Isabelle Verrecchia : Depuis la création de la fondation, 12 personnes anciennement détenus ont été embauchées par le groupe M6. Nous les avons formé aux différents métiers de notre écosystème : autour de l’image, du son ou du journalisme. Nous mobilisons l’ensemble de nos collaborateurs à nos actions, et notamment nos managers pour que leur insertion se passe bien. Régulièrement, nous organisons des rencontres et échanges entre trois détenus et les collaborateurs du groupe M6 autour de la machine à café. Une fois par trimestre, nous sommes aussi à l’initiative d’une journée complète mêlant détenus et une cinquantaine de collaborateurs avec au programme le matin : des ateliers pour identifier les compétences des détenus. Il faut savoir que 50% des personnes en détention n’avaient pas de travail avant d’entrer en prison. Nous déjeunons tous ensemble puis nous leur faisons une visite de nos locaux l’après-midi avant de simuler un entretien d’embauche avec notre directeur des ressources humaines. Ce « concept » est duplicable dans toutes les entreprises, nous travaillons à inciter ces dernières à l’expérimenter !
The Good : Est-ce que la réinsertion professionnelle fait baisse le taux de récidives ?
Isabelle Verrecchia : Aucune étude ne le dit. Le plus dur est de sortir de la délinquance. Les associations font un travail admirable pour aider les détenus qui sortent de prison qui doivent trouver de quoi se nourrir, où se loger, trouver un travail et renouer avec sa famille et ses proches. Il y a des questions de santé aussi à prendre en compte, parfois d’addictions, et souvent psychologiques. La réinsertion professionnelle des détenus n’est pas un long fleuve tranquille car l’entreprise dicte un nouveau quotidien radicalement différent.
The Good : Quel est votre regard personnel sur cette cause et votre mission ?
Isabelle Verrecchia : Juriste en propriété intellectuel de formation, j’avais été dans une prison dans le cadre de mes études. Ça fait plus de 15 ans que je travaille dans le groupe M6, j’ai pris le poste de déléguée générale de la Fondation M6 en 2016. Je trouve ça très courageux de la part du groupe M6 d’aller sur ces sujets. Une fois que l’on a travaillé dans cet univers, on y a une attache très forte. C’est humainement très puissant ! Les prisons reflètent la société. J’aime défendre cette cause et convaincre par mes convictions. La rencontre des deux mondes, celui des détenus et celui des entreprises, permet de faire bouger les lignes des deux côtés.
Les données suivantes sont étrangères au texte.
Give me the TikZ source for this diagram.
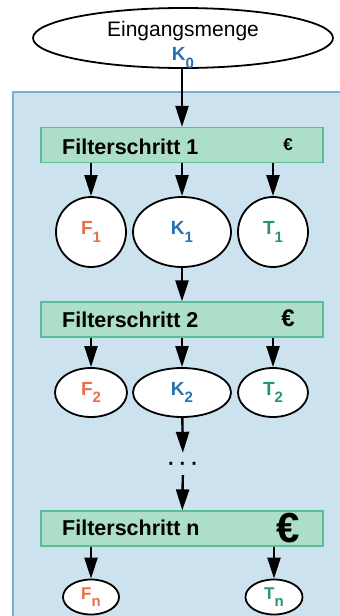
\documentclass[tikz,border=0pt]{standalone}
\usepackage{fontspec}
\setmainfont{Liberation Sans}
\usetikzlibrary{arrows.meta,shapes.geometric}

\definecolor{bgblau}{RGB}{204,226,238}
\definecolor{bgrand}{RGB}{125,175,214}
\definecolor{boxgruen}{RGB}{172,222,202}
\definecolor{boxrand}{RGB}{88,190,150}
\definecolor{frot}{RGB}{232,112,72}
\definecolor{kblau}{RGB}{40,112,176}
\definecolor{tgruen}{RGB}{38,150,112}

\newcommand{\idx}[1]{\raisebox{-0.4em}{\fontsize{15}{15}\selectfont #1}}

\begin{document}
\begin{tikzpicture}[x=1pt,y=-1pt,
		menge/.style={ellipse,draw,line width=1.8pt,fill=white,inner sep=0pt,font=\fontsize{19}{22}\selectfont\bfseries},
		filter/.style={rectangle,draw=boxrand,line width=1.2pt,fill=boxgruen,minimum width=282pt,minimum height=35pt},
		titel/.style={anchor=west,inner sep=0pt,font=\fontsize{21.5}{24}\selectfont\bfseries},
		pfeil/.style={line width=2.4pt,-{Triangle[length=21pt,width=13pt]}}]
				\useasboundingbox (0,0) rectangle (340,616);
				\fill[bgblau] (13,92) rectangle (340,616);
				\draw[bgrand,line width=1.5pt] (13,616) -- (13,92) -- (340,92);
			
				\node[menge,minimum width=300pt,minimum height=60pt] (K0) at (183,38) {};
				\node[align=center,inner sep=0pt,font=\fontsize{21}{24}\selectfont] (K0t) at (183,45)
					{Eingangsmenge\\{\fontsize{19}{19}\selectfont\bfseries\color{kblau}K\idx{0}}};
			
				\begin{scope}[every node/.style={filter}]
					\node (S1) at (182,145) {};
					\node (S2) at (182,319.5) {};
					\node (Sn) at (182,528.5) {};
				\end{scope}
			
				\begin{scope}[every node/.style={titel}]
					\node (S1t) at (62,147) {Filterschritt 1};
					\node (S2t) at (62,320) {Filterschritt 2};
					\node (Snt) at (62,528) {Filterschritt n};
				\end{scope}
			
				\begin{scope}[every node/.style={inner sep=0pt}]
					\node[font=\fontsize{17}{17}\selectfont\bfseries] (E1) at (288,145) {€};
					\node[font=\fontsize{24}{24}\selectfont\bfseries] (E2) at (288,318) {€};
					\node[font=\fontsize{42}{42}\selectfont\bfseries] (En) at (288,528) {€};
				\end{scope}
			
				\begin{scope}[every node/.style={menge}]
					\node[minimum width=70pt,minimum height=70pt] (F1) at (91,232) {\color{frot}F\idx{1}};
					\node[minimum width=98pt,minimum height=70pt] (K1) at (182,232) {\color{kblau}K\idx{1}};
					\node[minimum width=70pt,minimum height=70pt] (T1) at (273,232) {\color{tgruen}T\idx{1}};
					\node[minimum width=72pt,minimum height=49pt] (F2) at (91,392.5) {\color{frot}F\idx{2}};
					\node[minimum width=98pt,minimum height=49pt] (K2) at (182,392.5) {\color{kblau}K\idx{2}};
					\node[minimum width=70pt,minimum height=49pt] (T2) at (273,392.5) {\color{tgruen}T\idx{2}};
					\node[minimum width=56pt,minimum height=35pt,font=\fontsize{17}{20}\selectfont\bfseries] (Fn) at (91,597) {\color{frot}F\idx{n}};
					\node[minimum width=57pt,minimum height=35pt,font=\fontsize{17}{20}\selectfont\bfseries] (Tn) at (274,597) {\color{tgruen}T\idx{n}};
				\end{scope}
			
				\node[inner sep=0pt,minimum height=22pt,text height=12pt,text depth=0pt,font=\fontsize{20}{20}\selectfont\bfseries] (punkte) at (183,464) {·\hspace{5pt}·\hspace{5pt}·};
			
				\begin{scope}[pfeil]
					\draw (K0.south -| S1) -- (S1);
					\draw (S1.south -| F1) -- (F1);
					\draw (S1.south -| K1) -- (K1);
					\draw (S1.south -| T1) -- (T1);
					\draw (K1) -- (S2);
					\draw (S2.south -| F2) -- (F2);
					\draw (S2.south -| K2) -- (K2);
					\draw (S2.south -| T2) -- (T2);
					\draw (K2) -- (punkte);
					\draw (punkte) -- (Sn);
					\draw (Sn.south -| Fn) -- (Fn);
					\draw (Sn.south -| Tn) -- (Tn);
				\end{scope}
			\end{tikzpicture}
\end{document}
Je suis particulièrement fière du projet « Au-delà des lignes » où on accompagne des individus qui nous disent ne pas savoir écrire à verbaliser des paroles vers l’extérieur. Plus globalement, je suis très fière que cette cause soit devenu un véritable projet d’entreprise porté par l’ensemble des 1600 collaborateurs du groupe M6 plutôt qu’uniquement des actions d’une fondation.